Start of DATA SUPPLIED

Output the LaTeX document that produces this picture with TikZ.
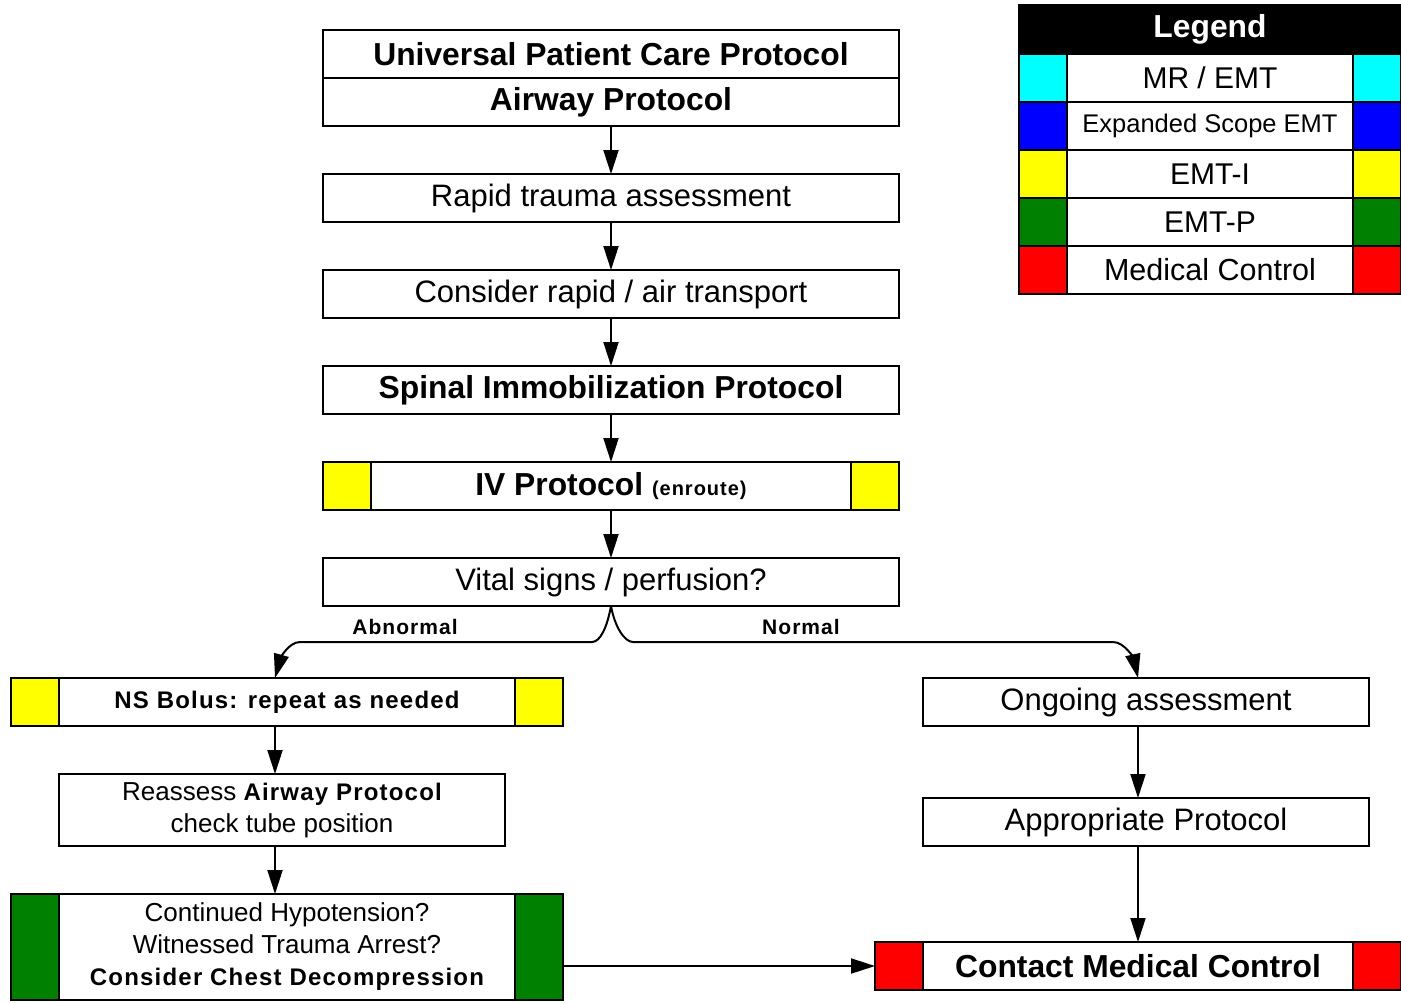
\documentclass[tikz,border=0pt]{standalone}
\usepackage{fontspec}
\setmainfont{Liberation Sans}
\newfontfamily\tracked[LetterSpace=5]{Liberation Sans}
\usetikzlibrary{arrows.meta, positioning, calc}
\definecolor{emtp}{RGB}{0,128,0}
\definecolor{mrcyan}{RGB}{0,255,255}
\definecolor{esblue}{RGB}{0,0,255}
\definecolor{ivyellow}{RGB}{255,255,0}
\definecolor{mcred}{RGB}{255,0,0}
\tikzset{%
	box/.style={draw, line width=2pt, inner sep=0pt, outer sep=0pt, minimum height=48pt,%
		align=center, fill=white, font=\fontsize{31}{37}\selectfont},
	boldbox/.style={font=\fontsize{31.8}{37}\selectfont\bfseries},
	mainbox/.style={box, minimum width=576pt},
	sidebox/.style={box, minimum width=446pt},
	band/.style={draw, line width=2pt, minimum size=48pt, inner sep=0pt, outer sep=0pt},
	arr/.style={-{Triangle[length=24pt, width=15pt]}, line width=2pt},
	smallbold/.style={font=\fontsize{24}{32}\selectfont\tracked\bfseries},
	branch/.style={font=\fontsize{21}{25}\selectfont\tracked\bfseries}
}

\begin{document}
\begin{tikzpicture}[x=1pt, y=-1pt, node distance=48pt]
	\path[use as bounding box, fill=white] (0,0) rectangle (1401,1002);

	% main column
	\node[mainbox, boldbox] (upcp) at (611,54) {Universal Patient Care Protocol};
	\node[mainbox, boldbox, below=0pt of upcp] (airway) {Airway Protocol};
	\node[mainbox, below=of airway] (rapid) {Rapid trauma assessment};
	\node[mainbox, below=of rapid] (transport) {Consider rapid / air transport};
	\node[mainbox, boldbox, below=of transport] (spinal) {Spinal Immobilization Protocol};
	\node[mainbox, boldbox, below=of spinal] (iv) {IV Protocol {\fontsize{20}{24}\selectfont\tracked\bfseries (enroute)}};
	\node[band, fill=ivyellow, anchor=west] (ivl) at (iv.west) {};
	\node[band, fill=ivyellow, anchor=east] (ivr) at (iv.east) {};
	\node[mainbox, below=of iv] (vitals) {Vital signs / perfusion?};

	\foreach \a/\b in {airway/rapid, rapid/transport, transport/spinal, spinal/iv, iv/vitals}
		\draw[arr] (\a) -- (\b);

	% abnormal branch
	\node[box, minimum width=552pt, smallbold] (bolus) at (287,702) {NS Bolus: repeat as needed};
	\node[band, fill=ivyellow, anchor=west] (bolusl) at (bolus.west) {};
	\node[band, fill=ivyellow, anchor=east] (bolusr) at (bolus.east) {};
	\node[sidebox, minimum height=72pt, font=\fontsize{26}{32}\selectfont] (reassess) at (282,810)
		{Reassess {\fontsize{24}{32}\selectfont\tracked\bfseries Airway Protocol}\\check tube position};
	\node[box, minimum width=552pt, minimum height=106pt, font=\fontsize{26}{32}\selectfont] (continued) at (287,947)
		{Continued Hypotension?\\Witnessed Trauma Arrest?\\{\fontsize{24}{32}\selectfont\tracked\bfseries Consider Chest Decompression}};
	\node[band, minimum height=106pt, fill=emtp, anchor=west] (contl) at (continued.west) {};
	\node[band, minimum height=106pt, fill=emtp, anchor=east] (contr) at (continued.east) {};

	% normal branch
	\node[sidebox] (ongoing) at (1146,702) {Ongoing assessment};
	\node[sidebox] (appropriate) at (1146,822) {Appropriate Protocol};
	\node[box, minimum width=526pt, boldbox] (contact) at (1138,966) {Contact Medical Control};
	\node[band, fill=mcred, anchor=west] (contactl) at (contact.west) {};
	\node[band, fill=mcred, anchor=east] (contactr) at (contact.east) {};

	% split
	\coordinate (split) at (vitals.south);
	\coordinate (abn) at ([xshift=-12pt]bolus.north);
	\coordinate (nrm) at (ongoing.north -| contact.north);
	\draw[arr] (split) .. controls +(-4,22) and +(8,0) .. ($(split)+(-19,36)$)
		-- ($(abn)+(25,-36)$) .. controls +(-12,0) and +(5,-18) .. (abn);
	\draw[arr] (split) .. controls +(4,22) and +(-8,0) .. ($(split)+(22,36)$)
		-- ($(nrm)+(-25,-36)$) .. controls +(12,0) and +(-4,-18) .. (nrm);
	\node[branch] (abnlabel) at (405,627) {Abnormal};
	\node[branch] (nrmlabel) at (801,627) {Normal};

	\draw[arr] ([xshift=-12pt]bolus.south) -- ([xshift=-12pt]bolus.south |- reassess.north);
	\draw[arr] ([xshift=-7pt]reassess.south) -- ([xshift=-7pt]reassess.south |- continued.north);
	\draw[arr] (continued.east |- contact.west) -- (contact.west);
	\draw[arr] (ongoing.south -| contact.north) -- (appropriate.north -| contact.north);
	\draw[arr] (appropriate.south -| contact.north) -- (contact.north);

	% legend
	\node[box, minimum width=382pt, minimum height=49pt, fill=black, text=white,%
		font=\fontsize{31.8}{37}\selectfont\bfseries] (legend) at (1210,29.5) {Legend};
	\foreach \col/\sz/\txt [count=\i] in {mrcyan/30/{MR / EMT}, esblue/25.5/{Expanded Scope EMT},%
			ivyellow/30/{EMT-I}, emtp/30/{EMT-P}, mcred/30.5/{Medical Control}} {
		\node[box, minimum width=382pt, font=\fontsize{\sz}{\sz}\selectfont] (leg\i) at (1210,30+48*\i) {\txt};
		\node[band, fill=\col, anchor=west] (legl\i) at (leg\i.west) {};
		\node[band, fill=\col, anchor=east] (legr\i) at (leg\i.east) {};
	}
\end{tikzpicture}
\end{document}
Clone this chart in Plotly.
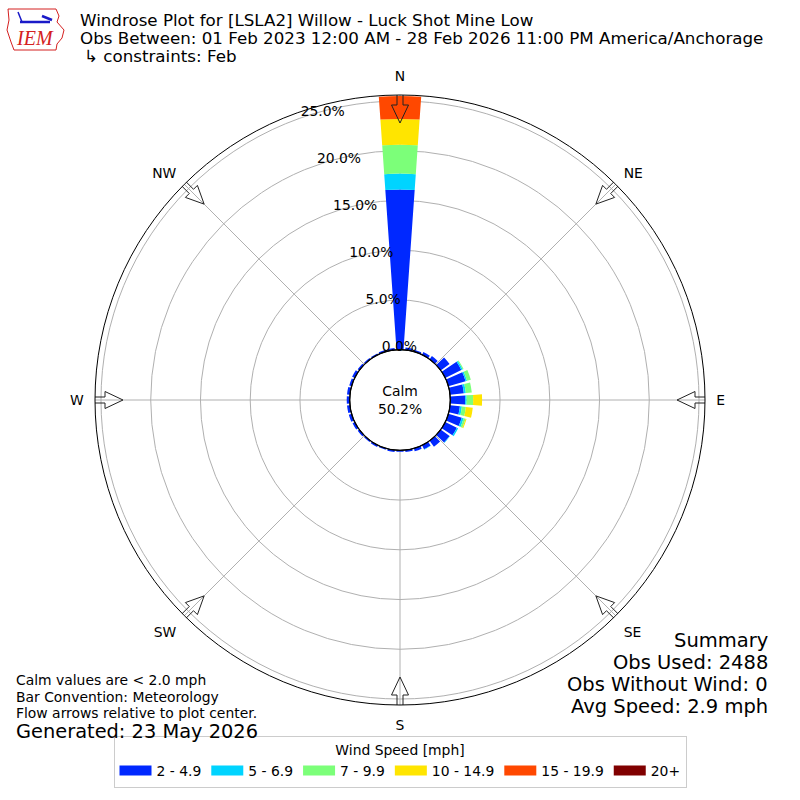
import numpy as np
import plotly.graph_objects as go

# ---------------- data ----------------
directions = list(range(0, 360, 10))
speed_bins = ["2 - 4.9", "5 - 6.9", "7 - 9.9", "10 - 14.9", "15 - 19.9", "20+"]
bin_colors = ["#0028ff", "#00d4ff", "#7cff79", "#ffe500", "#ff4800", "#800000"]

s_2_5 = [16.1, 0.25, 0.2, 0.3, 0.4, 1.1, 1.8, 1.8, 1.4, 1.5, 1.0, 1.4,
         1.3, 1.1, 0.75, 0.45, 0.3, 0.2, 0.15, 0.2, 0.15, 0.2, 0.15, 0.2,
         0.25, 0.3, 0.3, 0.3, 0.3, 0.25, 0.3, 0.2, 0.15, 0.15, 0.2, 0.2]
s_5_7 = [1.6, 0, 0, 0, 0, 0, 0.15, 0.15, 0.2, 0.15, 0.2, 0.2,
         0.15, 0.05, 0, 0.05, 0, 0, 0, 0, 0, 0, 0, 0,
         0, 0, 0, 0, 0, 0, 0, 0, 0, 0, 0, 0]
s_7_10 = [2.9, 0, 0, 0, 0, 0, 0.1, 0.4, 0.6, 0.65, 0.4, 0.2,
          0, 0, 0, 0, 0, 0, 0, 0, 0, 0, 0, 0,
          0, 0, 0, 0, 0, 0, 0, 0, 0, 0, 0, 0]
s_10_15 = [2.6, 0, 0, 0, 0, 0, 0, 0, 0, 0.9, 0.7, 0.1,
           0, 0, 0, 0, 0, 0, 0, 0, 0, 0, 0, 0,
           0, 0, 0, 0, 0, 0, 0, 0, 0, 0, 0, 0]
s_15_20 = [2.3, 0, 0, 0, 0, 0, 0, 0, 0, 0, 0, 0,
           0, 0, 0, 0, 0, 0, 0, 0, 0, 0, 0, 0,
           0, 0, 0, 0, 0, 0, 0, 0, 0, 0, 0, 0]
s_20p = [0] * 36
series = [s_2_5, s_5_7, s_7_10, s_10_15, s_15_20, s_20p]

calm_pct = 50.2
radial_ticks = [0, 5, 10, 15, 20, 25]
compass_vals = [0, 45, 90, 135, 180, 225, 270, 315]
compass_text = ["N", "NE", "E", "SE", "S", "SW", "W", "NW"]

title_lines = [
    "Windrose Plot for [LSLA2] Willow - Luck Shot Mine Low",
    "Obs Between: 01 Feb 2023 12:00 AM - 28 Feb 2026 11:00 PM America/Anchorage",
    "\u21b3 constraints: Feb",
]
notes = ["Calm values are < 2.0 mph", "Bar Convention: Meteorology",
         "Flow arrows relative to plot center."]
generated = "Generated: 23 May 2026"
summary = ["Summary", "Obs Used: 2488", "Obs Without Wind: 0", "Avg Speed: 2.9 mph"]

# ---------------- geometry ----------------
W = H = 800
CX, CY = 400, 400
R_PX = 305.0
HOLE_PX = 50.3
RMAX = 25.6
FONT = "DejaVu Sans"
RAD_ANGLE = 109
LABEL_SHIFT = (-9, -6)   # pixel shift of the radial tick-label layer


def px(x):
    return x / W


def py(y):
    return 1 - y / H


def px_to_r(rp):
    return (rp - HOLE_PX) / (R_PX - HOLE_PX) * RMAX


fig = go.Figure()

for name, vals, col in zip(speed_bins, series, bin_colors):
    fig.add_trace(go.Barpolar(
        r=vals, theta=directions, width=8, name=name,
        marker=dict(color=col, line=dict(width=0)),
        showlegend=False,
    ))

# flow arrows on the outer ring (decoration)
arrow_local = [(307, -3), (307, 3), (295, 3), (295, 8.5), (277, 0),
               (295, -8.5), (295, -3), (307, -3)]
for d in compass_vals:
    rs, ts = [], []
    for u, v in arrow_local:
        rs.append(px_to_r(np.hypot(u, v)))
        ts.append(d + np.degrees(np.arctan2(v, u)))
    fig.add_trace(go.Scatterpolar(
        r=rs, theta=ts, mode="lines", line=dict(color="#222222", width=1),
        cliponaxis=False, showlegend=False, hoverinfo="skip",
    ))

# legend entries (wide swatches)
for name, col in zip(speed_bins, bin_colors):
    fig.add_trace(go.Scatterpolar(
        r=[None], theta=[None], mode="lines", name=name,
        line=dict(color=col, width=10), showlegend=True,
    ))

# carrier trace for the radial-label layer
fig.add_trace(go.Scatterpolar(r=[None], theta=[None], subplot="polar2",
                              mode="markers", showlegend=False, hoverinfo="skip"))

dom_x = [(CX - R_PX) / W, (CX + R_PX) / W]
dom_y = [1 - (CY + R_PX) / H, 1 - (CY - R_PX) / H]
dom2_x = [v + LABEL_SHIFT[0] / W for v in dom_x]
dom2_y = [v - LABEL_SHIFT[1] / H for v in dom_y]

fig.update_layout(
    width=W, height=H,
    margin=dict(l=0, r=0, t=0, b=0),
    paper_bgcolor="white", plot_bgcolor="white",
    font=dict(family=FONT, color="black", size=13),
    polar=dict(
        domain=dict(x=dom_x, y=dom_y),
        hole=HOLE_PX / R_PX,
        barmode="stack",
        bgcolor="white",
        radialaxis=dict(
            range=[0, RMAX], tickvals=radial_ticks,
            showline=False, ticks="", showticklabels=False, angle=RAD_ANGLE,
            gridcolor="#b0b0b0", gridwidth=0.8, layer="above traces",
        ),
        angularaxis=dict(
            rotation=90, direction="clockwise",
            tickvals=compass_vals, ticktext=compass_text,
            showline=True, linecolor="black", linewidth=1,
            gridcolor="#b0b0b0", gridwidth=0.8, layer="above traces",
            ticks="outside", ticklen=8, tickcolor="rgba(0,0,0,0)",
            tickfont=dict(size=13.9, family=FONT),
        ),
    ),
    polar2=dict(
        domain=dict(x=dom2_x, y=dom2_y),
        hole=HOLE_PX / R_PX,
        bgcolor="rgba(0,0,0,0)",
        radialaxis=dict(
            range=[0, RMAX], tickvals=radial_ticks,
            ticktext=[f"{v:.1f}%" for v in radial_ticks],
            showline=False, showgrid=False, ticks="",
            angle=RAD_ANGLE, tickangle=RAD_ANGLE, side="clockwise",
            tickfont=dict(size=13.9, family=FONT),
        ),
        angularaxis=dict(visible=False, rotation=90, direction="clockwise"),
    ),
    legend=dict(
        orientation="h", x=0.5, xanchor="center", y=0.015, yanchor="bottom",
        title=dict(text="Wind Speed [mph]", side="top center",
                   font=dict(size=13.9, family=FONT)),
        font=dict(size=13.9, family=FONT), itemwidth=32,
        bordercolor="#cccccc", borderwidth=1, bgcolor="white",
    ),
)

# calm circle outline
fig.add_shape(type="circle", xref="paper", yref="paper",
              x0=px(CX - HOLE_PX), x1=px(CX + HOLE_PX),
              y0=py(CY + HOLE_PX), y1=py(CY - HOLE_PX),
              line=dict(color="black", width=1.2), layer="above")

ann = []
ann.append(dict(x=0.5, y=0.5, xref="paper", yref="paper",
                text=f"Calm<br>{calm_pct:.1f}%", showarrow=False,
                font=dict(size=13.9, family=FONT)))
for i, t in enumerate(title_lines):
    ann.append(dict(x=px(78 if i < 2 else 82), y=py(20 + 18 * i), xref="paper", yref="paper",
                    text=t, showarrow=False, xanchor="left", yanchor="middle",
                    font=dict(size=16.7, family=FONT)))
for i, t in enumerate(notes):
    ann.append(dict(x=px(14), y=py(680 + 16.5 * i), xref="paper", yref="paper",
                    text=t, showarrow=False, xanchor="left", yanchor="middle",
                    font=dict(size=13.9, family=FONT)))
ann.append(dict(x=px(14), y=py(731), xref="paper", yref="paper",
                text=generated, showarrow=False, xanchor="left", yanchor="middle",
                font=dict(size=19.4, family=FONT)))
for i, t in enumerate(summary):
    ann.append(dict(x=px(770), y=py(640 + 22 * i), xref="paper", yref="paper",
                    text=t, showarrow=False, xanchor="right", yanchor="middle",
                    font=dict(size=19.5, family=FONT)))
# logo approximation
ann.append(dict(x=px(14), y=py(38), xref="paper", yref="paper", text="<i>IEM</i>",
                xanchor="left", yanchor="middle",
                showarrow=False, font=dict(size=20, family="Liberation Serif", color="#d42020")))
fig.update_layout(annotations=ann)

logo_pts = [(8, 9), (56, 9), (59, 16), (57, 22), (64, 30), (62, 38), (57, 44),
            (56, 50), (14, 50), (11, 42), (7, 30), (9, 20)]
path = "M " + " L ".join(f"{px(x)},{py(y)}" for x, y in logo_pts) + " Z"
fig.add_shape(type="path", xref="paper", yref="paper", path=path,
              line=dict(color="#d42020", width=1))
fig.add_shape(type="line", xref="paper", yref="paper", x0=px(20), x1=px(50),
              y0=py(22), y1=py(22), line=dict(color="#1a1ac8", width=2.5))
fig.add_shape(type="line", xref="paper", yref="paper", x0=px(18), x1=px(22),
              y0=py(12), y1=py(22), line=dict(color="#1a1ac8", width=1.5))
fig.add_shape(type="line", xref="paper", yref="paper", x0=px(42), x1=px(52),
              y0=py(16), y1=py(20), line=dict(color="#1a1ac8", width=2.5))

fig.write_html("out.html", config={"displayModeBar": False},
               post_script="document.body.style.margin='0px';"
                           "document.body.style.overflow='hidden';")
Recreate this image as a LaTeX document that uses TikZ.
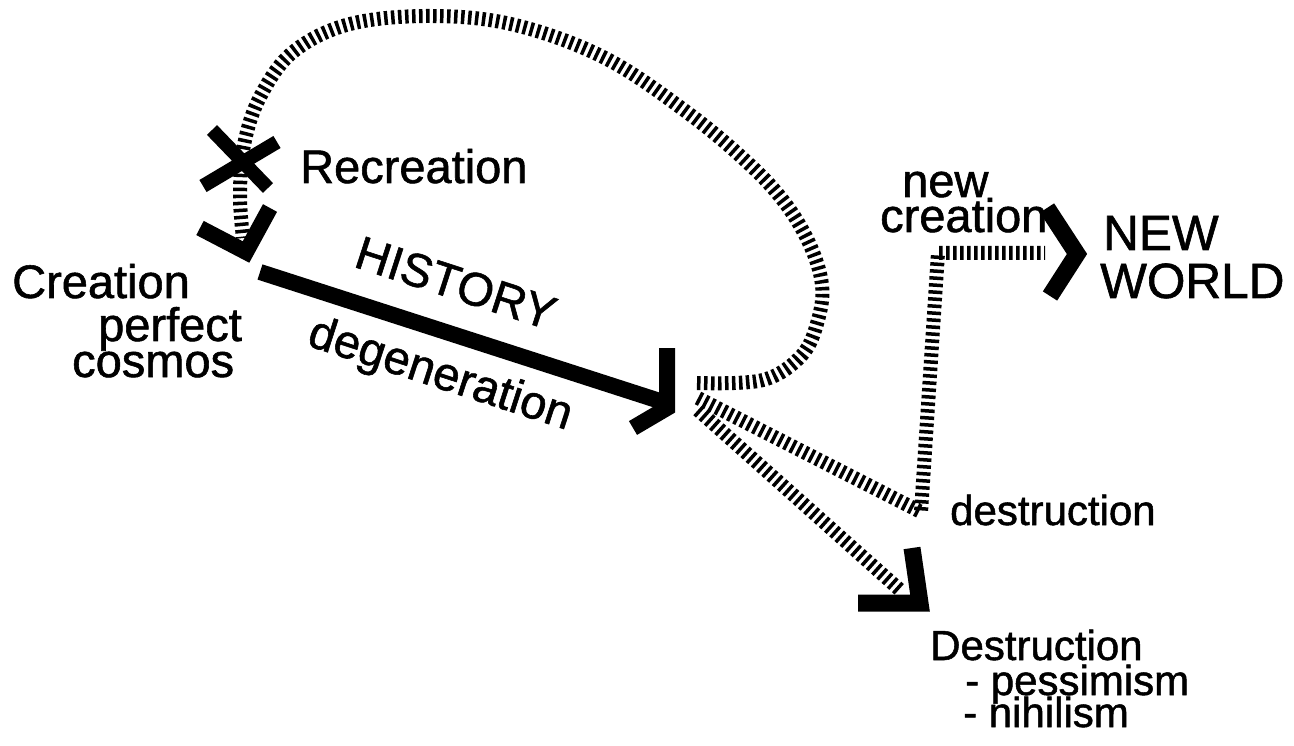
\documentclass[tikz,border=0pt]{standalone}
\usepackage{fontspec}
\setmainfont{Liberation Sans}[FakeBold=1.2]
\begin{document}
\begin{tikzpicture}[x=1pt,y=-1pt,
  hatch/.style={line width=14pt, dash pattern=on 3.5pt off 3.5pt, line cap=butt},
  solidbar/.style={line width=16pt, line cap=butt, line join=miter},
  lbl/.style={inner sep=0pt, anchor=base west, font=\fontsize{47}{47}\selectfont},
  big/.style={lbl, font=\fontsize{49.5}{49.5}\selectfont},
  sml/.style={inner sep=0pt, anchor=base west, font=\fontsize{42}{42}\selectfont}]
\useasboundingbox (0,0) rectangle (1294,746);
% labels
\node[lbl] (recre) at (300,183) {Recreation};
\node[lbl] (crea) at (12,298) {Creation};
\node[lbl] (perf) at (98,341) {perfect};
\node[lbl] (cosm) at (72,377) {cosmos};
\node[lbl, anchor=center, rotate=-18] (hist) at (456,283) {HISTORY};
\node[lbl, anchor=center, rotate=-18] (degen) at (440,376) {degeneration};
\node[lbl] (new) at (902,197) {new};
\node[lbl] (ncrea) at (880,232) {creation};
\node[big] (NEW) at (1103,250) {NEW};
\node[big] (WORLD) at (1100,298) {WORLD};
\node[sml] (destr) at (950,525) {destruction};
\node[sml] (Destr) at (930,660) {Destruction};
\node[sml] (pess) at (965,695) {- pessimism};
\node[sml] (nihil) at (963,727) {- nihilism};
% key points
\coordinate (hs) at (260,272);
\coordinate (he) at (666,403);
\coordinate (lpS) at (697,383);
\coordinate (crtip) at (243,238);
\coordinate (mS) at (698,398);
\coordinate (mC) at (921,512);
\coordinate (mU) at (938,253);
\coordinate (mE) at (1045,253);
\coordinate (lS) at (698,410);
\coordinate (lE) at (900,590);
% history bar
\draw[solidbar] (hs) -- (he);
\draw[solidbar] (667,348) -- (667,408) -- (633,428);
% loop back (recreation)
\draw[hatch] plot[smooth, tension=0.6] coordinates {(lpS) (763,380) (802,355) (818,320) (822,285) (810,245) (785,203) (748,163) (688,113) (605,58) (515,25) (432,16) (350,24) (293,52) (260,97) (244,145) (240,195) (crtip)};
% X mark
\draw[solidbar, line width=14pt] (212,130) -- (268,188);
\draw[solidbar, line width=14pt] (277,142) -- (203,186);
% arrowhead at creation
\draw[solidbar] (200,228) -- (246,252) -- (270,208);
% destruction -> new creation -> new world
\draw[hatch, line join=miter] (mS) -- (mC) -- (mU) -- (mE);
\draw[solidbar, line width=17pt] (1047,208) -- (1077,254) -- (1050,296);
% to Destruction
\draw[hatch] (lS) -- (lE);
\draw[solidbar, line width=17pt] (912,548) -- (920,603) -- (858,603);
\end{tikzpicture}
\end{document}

End of DATA SUPPLIED

• PROBLEM REQUIREMENTS: From the entries above, copy out every line where the string "LaTeX" appears.

• THE RESULT:
Output the LaTeX document that produces this picture with TikZ.
Recreate this image as a LaTeX document that uses TikZ.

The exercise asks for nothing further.